>> BEGIN GIVEN INFORMATION
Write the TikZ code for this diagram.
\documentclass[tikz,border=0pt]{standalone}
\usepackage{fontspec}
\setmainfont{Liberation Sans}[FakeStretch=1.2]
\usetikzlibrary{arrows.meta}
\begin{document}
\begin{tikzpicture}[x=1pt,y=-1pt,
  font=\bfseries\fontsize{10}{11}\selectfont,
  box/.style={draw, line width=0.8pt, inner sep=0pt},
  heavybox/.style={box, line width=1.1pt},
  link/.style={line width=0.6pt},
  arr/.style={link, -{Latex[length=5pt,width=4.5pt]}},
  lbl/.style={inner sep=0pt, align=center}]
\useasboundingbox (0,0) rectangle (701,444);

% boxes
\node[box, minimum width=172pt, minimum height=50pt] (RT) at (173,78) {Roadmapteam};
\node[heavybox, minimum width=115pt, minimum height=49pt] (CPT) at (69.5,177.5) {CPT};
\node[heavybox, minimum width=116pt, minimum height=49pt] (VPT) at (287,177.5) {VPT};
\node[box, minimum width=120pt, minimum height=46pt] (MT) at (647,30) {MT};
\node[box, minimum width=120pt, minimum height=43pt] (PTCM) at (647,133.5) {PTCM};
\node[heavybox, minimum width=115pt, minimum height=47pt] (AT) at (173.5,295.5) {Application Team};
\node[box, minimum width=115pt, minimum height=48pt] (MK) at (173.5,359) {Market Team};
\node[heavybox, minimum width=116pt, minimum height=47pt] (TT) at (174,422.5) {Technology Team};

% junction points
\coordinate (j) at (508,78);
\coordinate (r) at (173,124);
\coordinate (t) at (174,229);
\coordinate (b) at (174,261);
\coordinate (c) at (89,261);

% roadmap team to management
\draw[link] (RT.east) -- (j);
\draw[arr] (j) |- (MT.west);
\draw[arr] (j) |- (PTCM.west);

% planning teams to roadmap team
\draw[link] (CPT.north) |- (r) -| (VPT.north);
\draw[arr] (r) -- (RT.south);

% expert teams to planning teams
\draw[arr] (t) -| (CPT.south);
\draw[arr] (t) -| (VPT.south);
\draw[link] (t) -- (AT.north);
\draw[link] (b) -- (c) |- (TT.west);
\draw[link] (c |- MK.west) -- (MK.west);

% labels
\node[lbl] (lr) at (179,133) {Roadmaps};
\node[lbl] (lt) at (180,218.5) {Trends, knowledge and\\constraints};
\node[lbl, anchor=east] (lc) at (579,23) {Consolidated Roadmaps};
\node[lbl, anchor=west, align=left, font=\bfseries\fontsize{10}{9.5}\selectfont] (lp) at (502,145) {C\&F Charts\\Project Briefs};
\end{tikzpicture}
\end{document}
>> END GIVEN INFORMATION
* _DO THIS_
Word for word, reproduce the listing above from its start up to and including the line that has "MK.west) -- (MK.west);". Give only those lines.

* _RIGHT ANSWER_
Write the TikZ code for this diagram.
\documentclass[tikz,border=0pt]{standalone}
\usepackage{fontspec}
\setmainfont{Liberation Sans}[FakeStretch=1.2]
\usetikzlibrary{arrows.meta}
\begin{document}
\begin{tikzpicture}[x=1pt,y=-1pt,
  font=\bfseries\fontsize{10}{11}\selectfont,
  box/.style={draw, line width=0.8pt, inner sep=0pt},
  heavybox/.style={box, line width=1.1pt},
  link/.style={line width=0.6pt},
  arr/.style={link, -{Latex[length=5pt,width=4.5pt]}},
  lbl/.style={inner sep=0pt, align=center}]
\useasboundingbox (0,0) rectangle (701,444);

% boxes
\node[box, minimum width=172pt, minimum height=50pt] (RT) at (173,78) {Roadmapteam};
\node[heavybox, minimum width=115pt, minimum height=49pt] (CPT) at (69.5,177.5) {CPT};
\node[heavybox, minimum width=116pt, minimum height=49pt] (VPT) at (287,177.5) {VPT};
\node[box, minimum width=120pt, minimum height=46pt] (MT) at (647,30) {MT};
\node[box, minimum width=120pt, minimum height=43pt] (PTCM) at (647,133.5) {PTCM};
\node[heavybox, minimum width=115pt, minimum height=47pt] (AT) at (173.5,295.5) {Application Team};
\node[box, minimum width=115pt, minimum height=48pt] (MK) at (173.5,359) {Market Team};
\node[heavybox, minimum width=116pt, minimum height=47pt] (TT) at (174,422.5) {Technology Team};

% junction points
\coordinate (j) at (508,78);
\coordinate (r) at (173,124);
\coordinate (t) at (174,229);
\coordinate (b) at (174,261);
\coordinate (c) at (89,261);

% roadmap team to management
\draw[link] (RT.east) -- (j);
\draw[arr] (j) |- (MT.west);
\draw[arr] (j) |- (PTCM.west);

% planning teams to roadmap team
\draw[link] (CPT.north) |- (r) -| (VPT.north);
\draw[arr] (r) -- (RT.south);

% expert teams to planning teams
\draw[arr] (t) -| (CPT.south);
\draw[arr] (t) -| (VPT.south);
\draw[link] (t) -- (AT.north);
\draw[link] (b) -- (c) |- (TT.west);
\draw[link] (c |- MK.west) -- (MK.west);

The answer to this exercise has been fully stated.